- The exercise
Begin with the line holding "Generate a Python", end with the line holding "import pandas as pd", and repeat every line in between exactly, without pictures.

::: The records :::

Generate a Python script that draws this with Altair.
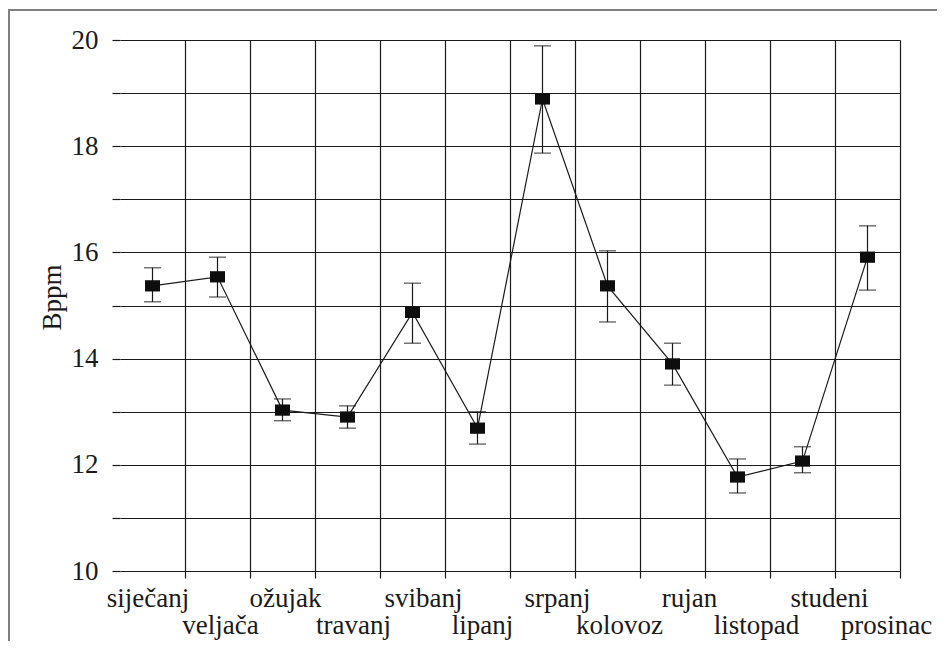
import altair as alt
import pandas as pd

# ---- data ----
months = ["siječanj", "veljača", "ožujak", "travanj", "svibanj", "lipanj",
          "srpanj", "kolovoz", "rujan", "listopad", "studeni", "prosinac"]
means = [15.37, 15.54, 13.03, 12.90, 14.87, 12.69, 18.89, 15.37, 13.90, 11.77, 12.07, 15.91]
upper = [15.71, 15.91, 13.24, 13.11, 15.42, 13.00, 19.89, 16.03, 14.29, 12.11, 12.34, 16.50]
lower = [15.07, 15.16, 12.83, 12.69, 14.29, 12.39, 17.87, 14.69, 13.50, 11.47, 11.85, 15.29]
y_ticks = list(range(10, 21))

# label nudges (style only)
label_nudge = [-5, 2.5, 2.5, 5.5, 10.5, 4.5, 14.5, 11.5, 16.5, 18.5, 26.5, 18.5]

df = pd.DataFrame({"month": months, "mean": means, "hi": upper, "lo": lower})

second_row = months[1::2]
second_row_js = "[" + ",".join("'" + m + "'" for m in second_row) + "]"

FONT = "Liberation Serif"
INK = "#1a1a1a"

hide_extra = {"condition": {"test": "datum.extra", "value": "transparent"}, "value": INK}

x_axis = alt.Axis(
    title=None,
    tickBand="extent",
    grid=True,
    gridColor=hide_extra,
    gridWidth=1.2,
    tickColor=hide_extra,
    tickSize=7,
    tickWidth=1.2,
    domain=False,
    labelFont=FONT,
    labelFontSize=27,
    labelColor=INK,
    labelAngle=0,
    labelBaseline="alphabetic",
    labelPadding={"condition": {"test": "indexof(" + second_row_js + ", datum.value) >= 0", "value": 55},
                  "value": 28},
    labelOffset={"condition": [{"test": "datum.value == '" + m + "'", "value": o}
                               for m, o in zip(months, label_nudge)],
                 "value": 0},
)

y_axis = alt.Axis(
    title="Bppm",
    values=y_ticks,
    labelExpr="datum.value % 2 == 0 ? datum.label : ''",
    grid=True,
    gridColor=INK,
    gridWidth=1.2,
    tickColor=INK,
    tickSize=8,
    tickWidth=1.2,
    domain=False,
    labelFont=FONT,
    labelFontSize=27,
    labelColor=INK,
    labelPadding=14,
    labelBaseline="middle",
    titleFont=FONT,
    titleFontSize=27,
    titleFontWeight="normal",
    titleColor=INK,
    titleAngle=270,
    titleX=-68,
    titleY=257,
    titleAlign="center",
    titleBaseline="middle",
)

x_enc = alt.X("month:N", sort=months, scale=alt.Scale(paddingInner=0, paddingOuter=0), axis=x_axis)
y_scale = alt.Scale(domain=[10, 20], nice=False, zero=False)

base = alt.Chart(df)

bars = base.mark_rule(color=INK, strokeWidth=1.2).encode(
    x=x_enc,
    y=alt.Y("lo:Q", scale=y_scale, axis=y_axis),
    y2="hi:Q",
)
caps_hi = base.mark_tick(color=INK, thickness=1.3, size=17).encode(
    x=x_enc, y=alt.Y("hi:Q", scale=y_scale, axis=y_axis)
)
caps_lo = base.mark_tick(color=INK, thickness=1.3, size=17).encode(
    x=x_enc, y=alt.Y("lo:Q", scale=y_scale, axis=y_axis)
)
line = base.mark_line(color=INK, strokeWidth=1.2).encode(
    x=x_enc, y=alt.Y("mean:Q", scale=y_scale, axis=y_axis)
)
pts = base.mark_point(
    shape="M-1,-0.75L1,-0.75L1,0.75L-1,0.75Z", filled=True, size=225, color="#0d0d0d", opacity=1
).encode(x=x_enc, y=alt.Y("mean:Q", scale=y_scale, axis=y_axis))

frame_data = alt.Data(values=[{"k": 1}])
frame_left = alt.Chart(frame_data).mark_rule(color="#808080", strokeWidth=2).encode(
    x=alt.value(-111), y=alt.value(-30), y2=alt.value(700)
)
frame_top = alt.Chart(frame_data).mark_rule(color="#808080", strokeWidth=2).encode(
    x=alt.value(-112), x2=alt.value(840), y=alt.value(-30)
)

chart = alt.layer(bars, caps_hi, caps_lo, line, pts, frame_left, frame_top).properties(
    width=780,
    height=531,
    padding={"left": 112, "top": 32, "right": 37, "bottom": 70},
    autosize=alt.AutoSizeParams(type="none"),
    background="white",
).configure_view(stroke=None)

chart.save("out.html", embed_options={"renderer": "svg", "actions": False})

:::
::: The records :::

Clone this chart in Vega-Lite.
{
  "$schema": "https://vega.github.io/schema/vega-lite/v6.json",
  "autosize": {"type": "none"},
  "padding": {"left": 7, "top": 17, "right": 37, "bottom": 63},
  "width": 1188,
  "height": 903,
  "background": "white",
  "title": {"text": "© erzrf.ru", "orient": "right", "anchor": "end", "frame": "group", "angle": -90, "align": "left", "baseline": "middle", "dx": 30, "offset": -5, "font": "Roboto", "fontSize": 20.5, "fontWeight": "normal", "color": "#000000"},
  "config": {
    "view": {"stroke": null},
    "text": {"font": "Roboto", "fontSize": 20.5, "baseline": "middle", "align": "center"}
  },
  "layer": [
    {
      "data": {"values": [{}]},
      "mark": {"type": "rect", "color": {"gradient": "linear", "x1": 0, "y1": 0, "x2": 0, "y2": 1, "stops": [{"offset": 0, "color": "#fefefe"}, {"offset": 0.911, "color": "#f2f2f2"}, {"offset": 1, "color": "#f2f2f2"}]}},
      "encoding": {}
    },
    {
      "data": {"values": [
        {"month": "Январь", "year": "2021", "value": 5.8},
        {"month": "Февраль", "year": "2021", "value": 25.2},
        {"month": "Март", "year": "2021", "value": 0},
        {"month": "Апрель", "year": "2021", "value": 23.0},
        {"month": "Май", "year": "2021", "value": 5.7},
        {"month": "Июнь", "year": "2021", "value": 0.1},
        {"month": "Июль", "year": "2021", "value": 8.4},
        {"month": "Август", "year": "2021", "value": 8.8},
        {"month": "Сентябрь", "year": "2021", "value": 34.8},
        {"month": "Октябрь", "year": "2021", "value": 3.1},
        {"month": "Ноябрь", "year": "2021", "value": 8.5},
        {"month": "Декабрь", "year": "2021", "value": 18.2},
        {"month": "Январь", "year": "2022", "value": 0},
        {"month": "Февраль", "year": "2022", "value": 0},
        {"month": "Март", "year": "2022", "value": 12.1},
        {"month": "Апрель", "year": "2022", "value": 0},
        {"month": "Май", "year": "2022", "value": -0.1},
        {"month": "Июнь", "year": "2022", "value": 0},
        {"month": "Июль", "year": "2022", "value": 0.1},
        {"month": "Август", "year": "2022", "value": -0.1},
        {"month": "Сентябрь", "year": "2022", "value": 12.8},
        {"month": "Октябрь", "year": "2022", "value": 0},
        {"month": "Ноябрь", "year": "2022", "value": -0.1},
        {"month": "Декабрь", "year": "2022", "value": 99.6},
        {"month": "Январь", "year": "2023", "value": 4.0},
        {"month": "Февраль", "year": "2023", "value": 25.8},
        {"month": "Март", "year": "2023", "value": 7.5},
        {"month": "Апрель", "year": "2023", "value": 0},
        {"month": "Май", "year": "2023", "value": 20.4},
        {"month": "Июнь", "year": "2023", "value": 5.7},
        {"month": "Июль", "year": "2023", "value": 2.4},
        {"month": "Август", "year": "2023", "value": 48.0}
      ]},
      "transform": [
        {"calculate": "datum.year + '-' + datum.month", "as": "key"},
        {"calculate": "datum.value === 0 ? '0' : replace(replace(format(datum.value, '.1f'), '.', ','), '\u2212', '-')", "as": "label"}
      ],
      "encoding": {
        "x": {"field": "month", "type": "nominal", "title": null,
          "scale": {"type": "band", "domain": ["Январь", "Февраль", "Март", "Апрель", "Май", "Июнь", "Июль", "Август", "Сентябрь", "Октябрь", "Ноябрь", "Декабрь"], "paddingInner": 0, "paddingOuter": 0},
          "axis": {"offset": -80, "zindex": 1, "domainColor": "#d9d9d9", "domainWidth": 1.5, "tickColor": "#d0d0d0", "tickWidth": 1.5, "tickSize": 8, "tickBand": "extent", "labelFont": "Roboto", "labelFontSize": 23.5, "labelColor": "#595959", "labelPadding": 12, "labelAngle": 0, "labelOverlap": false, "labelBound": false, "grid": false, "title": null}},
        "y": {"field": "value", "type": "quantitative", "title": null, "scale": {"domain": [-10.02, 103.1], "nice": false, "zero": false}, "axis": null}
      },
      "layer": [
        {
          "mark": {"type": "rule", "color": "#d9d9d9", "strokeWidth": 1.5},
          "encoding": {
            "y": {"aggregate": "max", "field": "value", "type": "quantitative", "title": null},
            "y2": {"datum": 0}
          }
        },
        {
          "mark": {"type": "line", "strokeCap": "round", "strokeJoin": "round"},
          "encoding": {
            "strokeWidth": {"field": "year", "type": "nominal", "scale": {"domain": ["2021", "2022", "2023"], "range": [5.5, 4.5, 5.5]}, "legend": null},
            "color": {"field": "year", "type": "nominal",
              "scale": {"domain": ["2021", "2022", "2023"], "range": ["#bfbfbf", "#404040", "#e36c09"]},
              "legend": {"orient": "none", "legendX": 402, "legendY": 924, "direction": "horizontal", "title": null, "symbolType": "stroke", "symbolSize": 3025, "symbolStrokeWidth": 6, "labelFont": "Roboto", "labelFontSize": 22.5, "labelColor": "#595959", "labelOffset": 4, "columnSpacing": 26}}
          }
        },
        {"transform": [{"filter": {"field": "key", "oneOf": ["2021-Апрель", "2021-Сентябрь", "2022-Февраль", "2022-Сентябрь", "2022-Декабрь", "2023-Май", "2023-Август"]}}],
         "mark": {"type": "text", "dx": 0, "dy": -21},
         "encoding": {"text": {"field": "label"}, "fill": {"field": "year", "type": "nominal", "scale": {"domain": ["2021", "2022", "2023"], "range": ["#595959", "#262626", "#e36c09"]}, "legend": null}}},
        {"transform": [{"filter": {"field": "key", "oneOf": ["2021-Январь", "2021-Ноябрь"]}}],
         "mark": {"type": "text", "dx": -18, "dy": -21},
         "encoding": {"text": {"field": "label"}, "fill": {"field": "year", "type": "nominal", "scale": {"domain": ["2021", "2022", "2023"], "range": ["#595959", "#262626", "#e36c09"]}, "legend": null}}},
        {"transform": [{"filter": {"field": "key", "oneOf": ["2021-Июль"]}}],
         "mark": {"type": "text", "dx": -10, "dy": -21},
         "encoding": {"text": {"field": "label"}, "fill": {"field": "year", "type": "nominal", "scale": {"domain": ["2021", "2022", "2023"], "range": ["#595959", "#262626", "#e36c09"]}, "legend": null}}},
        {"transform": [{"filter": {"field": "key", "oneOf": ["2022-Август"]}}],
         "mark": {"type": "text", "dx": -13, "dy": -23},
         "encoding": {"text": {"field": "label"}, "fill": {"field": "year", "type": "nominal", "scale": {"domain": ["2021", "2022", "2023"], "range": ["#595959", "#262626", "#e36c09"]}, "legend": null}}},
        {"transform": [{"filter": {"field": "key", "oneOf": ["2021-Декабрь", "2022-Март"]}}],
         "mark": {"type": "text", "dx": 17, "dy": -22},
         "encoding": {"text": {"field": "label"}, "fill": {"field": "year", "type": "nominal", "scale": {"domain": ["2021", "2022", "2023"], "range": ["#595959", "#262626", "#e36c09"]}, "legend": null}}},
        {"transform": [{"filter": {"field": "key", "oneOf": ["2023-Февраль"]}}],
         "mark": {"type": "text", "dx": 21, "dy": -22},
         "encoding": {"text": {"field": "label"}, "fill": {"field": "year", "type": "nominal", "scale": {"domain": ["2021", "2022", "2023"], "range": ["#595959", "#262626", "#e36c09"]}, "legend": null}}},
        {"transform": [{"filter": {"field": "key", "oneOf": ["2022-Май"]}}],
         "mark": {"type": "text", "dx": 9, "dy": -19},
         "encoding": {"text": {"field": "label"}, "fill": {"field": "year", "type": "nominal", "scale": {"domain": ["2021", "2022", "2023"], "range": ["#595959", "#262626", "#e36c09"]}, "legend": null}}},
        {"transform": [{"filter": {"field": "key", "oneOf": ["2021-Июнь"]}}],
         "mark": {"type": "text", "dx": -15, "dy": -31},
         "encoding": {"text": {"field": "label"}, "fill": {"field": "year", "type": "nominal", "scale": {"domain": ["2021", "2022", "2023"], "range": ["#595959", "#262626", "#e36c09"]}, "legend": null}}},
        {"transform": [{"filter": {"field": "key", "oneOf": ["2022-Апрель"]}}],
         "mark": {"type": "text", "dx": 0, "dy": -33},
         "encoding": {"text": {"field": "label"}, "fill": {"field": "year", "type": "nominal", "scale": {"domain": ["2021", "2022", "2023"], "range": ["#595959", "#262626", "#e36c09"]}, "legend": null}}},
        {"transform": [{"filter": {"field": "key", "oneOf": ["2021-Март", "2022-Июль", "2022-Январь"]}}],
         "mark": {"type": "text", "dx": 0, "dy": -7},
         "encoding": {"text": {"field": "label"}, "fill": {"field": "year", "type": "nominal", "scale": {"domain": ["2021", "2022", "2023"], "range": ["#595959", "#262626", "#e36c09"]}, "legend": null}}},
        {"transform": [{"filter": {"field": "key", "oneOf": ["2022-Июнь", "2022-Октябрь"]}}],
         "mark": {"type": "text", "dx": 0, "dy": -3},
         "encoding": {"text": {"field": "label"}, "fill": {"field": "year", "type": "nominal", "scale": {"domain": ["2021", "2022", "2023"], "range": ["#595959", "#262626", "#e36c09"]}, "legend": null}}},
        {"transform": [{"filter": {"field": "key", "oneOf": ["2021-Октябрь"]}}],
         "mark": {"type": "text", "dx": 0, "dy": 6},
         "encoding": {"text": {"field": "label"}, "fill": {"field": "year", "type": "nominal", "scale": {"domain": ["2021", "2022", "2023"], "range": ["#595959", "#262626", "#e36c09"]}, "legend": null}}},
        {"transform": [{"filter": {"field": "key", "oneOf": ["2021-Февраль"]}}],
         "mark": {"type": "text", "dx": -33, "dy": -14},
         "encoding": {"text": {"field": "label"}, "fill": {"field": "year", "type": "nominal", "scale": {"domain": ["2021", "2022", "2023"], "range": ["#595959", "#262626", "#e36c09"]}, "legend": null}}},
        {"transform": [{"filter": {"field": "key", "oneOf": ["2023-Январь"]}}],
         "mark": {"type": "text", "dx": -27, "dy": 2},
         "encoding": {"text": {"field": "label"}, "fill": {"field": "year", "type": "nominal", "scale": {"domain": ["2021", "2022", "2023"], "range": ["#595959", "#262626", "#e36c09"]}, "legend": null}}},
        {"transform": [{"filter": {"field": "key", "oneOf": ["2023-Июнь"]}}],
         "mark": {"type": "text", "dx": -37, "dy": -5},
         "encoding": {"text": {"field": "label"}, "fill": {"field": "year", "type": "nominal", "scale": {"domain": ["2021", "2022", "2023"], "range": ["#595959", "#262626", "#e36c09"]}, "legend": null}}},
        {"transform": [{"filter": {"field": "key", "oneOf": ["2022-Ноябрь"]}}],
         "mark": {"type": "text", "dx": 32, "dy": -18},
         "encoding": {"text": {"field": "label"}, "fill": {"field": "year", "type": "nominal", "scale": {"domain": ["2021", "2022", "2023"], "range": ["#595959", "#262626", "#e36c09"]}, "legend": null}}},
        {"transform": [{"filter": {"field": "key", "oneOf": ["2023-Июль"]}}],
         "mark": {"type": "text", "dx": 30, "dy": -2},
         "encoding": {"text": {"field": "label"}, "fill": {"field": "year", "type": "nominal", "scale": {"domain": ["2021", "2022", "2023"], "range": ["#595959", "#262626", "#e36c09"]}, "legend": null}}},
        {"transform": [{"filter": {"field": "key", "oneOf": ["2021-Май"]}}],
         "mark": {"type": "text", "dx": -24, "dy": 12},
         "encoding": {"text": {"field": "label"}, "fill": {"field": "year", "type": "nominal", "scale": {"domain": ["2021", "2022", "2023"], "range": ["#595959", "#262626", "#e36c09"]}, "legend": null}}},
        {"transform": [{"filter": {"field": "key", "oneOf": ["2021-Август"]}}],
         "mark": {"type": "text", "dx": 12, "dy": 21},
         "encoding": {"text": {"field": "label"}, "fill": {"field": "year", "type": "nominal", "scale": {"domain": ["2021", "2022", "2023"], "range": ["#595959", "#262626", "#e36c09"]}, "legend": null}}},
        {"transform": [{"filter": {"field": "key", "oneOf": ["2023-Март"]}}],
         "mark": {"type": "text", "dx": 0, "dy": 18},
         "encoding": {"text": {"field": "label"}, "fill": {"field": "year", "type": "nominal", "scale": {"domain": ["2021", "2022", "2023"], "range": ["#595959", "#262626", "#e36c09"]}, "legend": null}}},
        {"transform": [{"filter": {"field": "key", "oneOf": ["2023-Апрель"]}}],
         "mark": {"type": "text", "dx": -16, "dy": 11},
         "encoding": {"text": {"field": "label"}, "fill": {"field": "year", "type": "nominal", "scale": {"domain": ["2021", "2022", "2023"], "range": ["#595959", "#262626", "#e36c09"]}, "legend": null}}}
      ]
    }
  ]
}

:::

- Complete output
Generate a Python script that draws this with Altair.
import altair as alt
import pandas as pd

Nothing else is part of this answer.